┏━━

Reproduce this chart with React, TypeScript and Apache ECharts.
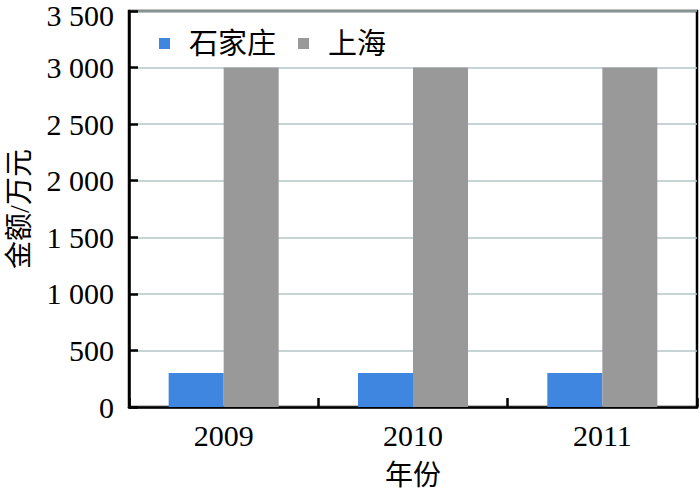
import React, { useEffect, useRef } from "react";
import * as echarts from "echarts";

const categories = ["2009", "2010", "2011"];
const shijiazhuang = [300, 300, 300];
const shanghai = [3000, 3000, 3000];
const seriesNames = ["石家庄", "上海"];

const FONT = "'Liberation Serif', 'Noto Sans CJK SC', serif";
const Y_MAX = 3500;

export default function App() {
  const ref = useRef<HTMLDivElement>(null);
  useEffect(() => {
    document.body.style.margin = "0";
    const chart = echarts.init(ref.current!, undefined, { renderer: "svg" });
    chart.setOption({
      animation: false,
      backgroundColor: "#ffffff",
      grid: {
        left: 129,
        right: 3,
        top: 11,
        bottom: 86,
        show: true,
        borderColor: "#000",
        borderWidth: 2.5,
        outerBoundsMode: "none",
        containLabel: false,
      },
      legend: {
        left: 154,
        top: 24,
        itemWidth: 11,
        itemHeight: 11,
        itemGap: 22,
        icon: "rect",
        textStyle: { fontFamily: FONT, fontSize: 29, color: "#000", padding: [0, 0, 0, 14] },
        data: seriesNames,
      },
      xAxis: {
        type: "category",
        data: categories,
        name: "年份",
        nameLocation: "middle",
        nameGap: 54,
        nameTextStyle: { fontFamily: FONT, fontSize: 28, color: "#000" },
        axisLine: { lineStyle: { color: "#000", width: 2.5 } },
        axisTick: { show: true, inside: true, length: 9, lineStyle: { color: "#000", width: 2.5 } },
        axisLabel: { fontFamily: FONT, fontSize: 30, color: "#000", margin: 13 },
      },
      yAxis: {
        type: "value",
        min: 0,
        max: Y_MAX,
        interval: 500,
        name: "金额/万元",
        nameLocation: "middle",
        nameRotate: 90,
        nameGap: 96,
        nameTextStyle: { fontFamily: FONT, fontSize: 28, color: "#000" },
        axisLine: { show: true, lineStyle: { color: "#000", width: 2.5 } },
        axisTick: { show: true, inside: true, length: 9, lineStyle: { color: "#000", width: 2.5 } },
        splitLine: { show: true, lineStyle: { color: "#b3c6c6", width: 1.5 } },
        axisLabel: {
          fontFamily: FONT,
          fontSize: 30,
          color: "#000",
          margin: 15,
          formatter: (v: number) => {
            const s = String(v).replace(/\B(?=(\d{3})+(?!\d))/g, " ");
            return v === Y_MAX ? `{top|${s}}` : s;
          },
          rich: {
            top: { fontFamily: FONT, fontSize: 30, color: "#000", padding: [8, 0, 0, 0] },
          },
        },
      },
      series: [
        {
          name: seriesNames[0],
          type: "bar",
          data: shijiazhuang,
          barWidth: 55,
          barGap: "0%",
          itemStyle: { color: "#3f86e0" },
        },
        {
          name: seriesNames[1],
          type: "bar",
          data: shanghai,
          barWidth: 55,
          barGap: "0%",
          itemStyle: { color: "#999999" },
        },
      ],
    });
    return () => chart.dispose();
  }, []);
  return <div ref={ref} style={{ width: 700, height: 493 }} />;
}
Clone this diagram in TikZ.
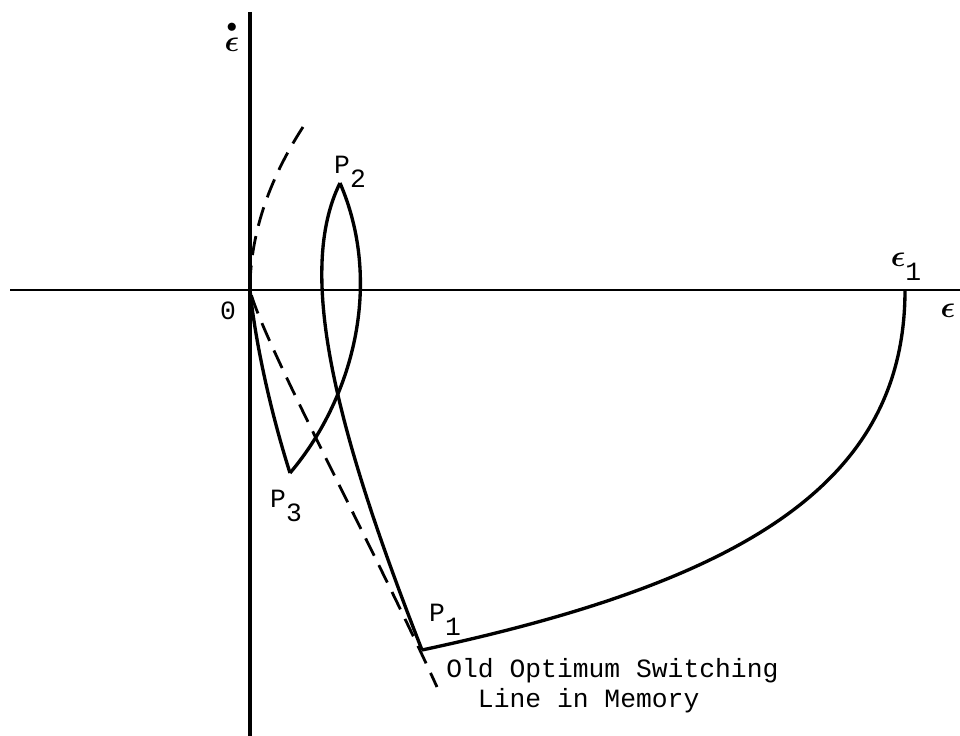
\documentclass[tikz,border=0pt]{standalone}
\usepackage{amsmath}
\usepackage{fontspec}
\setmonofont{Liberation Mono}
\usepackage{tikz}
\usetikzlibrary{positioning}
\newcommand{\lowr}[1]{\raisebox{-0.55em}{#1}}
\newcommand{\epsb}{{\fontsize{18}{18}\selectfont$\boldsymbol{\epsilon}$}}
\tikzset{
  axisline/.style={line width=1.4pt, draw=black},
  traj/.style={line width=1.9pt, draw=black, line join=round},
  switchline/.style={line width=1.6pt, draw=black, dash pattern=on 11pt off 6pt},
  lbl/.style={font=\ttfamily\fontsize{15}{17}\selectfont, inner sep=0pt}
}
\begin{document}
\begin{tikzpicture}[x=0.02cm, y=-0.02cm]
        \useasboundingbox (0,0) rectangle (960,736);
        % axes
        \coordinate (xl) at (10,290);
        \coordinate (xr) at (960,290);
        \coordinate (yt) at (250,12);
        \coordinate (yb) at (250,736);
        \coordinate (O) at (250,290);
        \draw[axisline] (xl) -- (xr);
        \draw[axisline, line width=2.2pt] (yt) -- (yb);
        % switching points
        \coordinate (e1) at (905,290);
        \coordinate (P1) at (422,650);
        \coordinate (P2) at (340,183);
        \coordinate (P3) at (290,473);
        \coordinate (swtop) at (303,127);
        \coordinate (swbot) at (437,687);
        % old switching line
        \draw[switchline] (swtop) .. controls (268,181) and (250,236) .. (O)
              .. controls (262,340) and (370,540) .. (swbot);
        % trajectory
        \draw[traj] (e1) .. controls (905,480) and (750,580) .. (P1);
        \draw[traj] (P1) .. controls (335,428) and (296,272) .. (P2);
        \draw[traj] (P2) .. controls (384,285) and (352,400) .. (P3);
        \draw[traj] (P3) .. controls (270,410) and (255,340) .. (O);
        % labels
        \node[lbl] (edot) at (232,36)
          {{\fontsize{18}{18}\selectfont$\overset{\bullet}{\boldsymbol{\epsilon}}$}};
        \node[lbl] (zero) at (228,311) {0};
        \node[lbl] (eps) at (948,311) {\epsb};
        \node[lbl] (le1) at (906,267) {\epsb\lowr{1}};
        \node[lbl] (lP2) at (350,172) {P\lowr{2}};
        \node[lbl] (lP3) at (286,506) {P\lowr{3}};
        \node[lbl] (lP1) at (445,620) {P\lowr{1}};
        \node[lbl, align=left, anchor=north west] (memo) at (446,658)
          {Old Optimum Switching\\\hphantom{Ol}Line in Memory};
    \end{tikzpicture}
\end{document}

┗━━

▶ To be done:
Exclude the pictures. Write out the remaining data exactly.

▶ Task result:
Reproduce this chart with React, TypeScript and Apache ECharts.
import React, { useEffect, useRef } from "react";
import * as echarts from "echarts";

const categories = ["2009", "2010", "2011"];
const shijiazhuang = [300, 300, 300];
const shanghai = [3000, 3000, 3000];
const seriesNames = ["石家庄", "上海"];

const FONT = "'Liberation Serif', 'Noto Sans CJK SC', serif";
const Y_MAX = 3500;

export default function App() {
  const ref = useRef<HTMLDivElement>(null);
  useEffect(() => {
    document.body.style.margin = "0";
    const chart = echarts.init(ref.current!, undefined, { renderer: "svg" });
    chart.setOption({
      animation: false,
      backgroundColor: "#ffffff",
      grid: {
        left: 129,
        right: 3,
        top: 11,
        bottom: 86,
        show: true,
        borderColor: "#000",
        borderWidth: 2.5,
        outerBoundsMode: "none",
        containLabel: false,
      },
      legend: {
        left: 154,
        top: 24,
        itemWidth: 11,
        itemHeight: 11,
        itemGap: 22,
        icon: "rect",
        textStyle: { fontFamily: FONT, fontSize: 29, color: "#000", padding: [0, 0, 0, 14] },
        data: seriesNames,
      },
      xAxis: {
        type: "category",
        data: categories,
        name: "年份",
        nameLocation: "middle",
        nameGap: 54,
        nameTextStyle: { fontFamily: FONT, fontSize: 28, color: "#000" },
        axisLine: { lineStyle: { color: "#000", width: 2.5 } },
        axisTick: { show: true, inside: true, length: 9, lineStyle: { color: "#000", width: 2.5 } },
        axisLabel: { fontFamily: FONT, fontSize: 30, color: "#000", margin: 13 },
      },
      yAxis: {
        type: "value",
        min: 0,
        max: Y_MAX,
        interval: 500,
        name: "金额/万元",
        nameLocation: "middle",
        nameRotate: 90,
        nameGap: 96,
        nameTextStyle: { fontFamily: FONT, fontSize: 28, color: "#000" },
        axisLine: { show: true, lineStyle: { color: "#000", width: 2.5 } },
        axisTick: { show: true, inside: true, length: 9, lineStyle: { color: "#000", width: 2.5 } },
        splitLine: { show: true, lineStyle: { color: "#b3c6c6", width: 1.5 } },
        axisLabel: {
          fontFamily: FONT,
          fontSize: 30,
          color: "#000",
          margin: 15,
          formatter: (v: number) => {
            const s = String(v).replace(/\B(?=(\d{3})+(?!\d))/g, " ");
            return v === Y_MAX ? `{top|${s}}` : s;
          },
          rich: {
            top: { fontFamily: FONT, fontSize: 30, color: "#000", padding: [8, 0, 0, 0] },
          },
        },
      },
      series: [
        {
          name: seriesNames[0],
          type: "bar",
          data: shijiazhuang,
          barWidth: 55,
          barGap: "0%",
          itemStyle: { color: "#3f86e0" },
        },
        {
          name: seriesNames[1],
          type: "bar",
          data: shanghai,
          barWidth: 55,
          barGap: "0%",
          itemStyle: { color: "#999999" },
        },
      ],
    });
    return () => chart.dispose();
  }, []);
  return <div ref={ref} style={{ width: 700, height: 493 }} />;
}
Clone this diagram in TikZ.
\documentclass[tikz,border=0pt]{standalone}
\usepackage{amsmath}
\usepackage{fontspec}
\setmonofont{Liberation Mono}
\usepackage{tikz}
\usetikzlibrary{positioning}
\newcommand{\lowr}[1]{\raisebox{-0.55em}{#1}}
\newcommand{\epsb}{{\fontsize{18}{18}\selectfont$\boldsymbol{\epsilon}$}}
\tikzset{
  axisline/.style={line width=1.4pt, draw=black},
  traj/.style={line width=1.9pt, draw=black, line join=round},
  switchline/.style={line width=1.6pt, draw=black, dash pattern=on 11pt off 6pt},
  lbl/.style={font=\ttfamily\fontsize{15}{17}\selectfont, inner sep=0pt}
}
\begin{document}
\begin{tikzpicture}[x=0.02cm, y=-0.02cm]
        \useasboundingbox (0,0) rectangle (960,736);
        % axes
        \coordinate (xl) at (10,290);
        \coordinate (xr) at (960,290);
        \coordinate (yt) at (250,12);
        \coordinate (yb) at (250,736);
        \coordinate (O) at (250,290);
        \draw[axisline] (xl) -- (xr);
        \draw[axisline, line width=2.2pt] (yt) -- (yb);
        % switching points
        \coordinate (e1) at (905,290);
        \coordinate (P1) at (422,650);
        \coordinate (P2) at (340,183);
        \coordinate (P3) at (290,473);
        \coordinate (swtop) at (303,127);
        \coordinate (swbot) at (437,687);
        % old switching line
        \draw[switchline] (swtop) .. controls (268,181) and (250,236) .. (O)
              .. controls (262,340) and (370,540) .. (swbot);
        % trajectory
        \draw[traj] (e1) .. controls (905,480) and (750,580) .. (P1);
        \draw[traj] (P1) .. controls (335,428) and (296,272) .. (P2);
        \draw[traj] (P2) .. controls (384,285) and (352,400) .. (P3);
        \draw[traj] (P3) .. controls (270,410) and (255,340) .. (O);
        % labels
        \node[lbl] (edot) at (232,36)
          {{\fontsize{18}{18}\selectfont$\overset{\bullet}{\boldsymbol{\epsilon}}$}};
        \node[lbl] (zero) at (228,311) {0};
        \node[lbl] (eps) at (948,311) {\epsb};
        \node[lbl] (le1) at (906,267) {\epsb\lowr{1}};
        \node[lbl] (lP2) at (350,172) {P\lowr{2}};
        \node[lbl] (lP3) at (286,506) {P\lowr{3}};
        \node[lbl] (lP1) at (445,620) {P\lowr{1}};
        \node[lbl, align=left, anchor=north west] (memo) at (446,658)
          {Old Optimum Switching\\\hphantom{Ol}Line in Memory};
    \end{tikzpicture}
\end{document}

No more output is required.